A respeito, atente-se para a lição de Ronny Charles Lopes de Torres sobre a necessidade de instauração de procedimento específico para a apuração da culpabilidade do particular e, consequente, definição acerca do dever de indenizar e de sua proporcionalidade.
Caso haja dúvida acerca da boa-fé do particular, deve ser realizado procedimento administrativo, ouvindo os interessados. Em caso de comprovada má-fé ou sendo-lhe imputável o motivo da irregularidade, conforme indica a leitura do parágrafo único do art. 59, a indenização integral não é devida. Deve ser justificada pelo setor competente a realização da contratação sem a submissão ao procedimento contratual formal, sob pena de responsabilização administrativa. Como elementos dessa justificativa, o setor competente pela despesa deve indicar a necessidade da contratação (que apontará o interesse público envolvido) e a essencialidade de sua realização imediata (demonstrando o motivo pelo qual a despesa foi contraída sem a respectiva formalização) [...] Isso porque cabe à autoridade competente, responsável pela despesa, aferir se a irregularidade decorreu de situações justificáveis ou não.
Por fim, ressalta-se que o procedimento de indenização de despesas deve ser utilizado pelo ente público somente em caráter excepcional. Isso porque o fato de ser juridicamente possível reconhecer dívida decorrente de prestação de serviços sem a necessária cobertura contratual e realizar seu pagamento não faz deste um expediente de que a Administração possa se servir alternativa ou corriqueiramente.
A permissão de pagamento de tais despesas não desobriga o administrador de bem acompanhar o andamento dos contratos firmados e de geri-los, com vistas a dispensar o melhor e mais correto tratamento da coisa pública, segundo as regras que a ela são aplicáveis.
Ademais, em atenção ao disposto na parte final do art. 59, parágrafo único, da Lei das Licitações, à autoridade competente cabe apurar eventuais responsabilidades pela ilegalidade ocorrida, a qual deu causa ao presente procedimento de reconhecimento de dívida.
REFERÊNCIAS BIBLIOGRÁFICAS
FILHO, Marçal Justen. Comentários à Lei de Licitações e Contratos Administrativos, Ed. Dialética, 2000, p. 534.
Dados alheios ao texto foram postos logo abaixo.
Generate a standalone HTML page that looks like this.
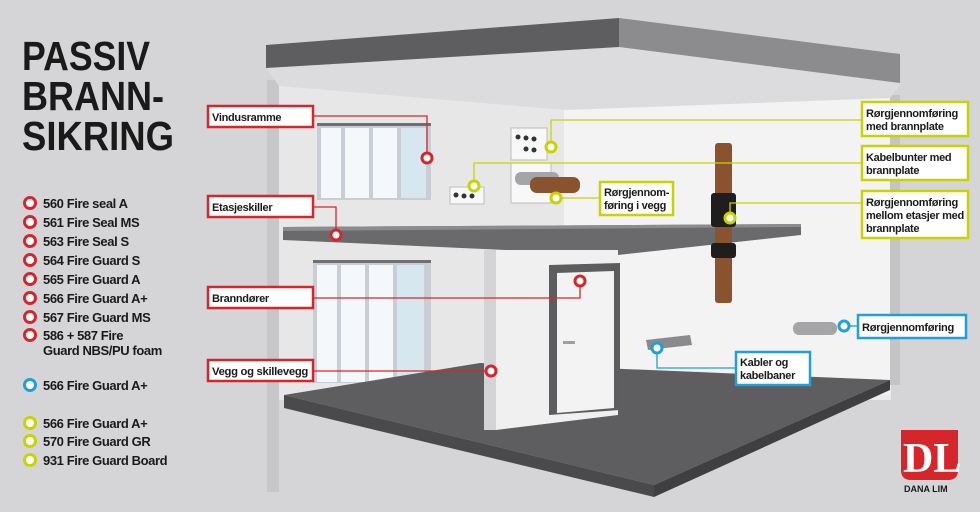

MEIRELLES, Hely Lopes. Licitação e contrato administrativo. 10ª ed., Rio de Janeiro: Ed. RT, 2008, p. 264.
TORRES, Ronny Charles Lopes de. Lei de Licitações Públicas Comentadas. Bahia: Editora Jus Podivm, 2009, p. 280.
Notas:
MEIRELLES, Hely Lopes. Licitação e contrato administrativo. 10. ed. Rio de Janeiro: Ed. RT, p. 264.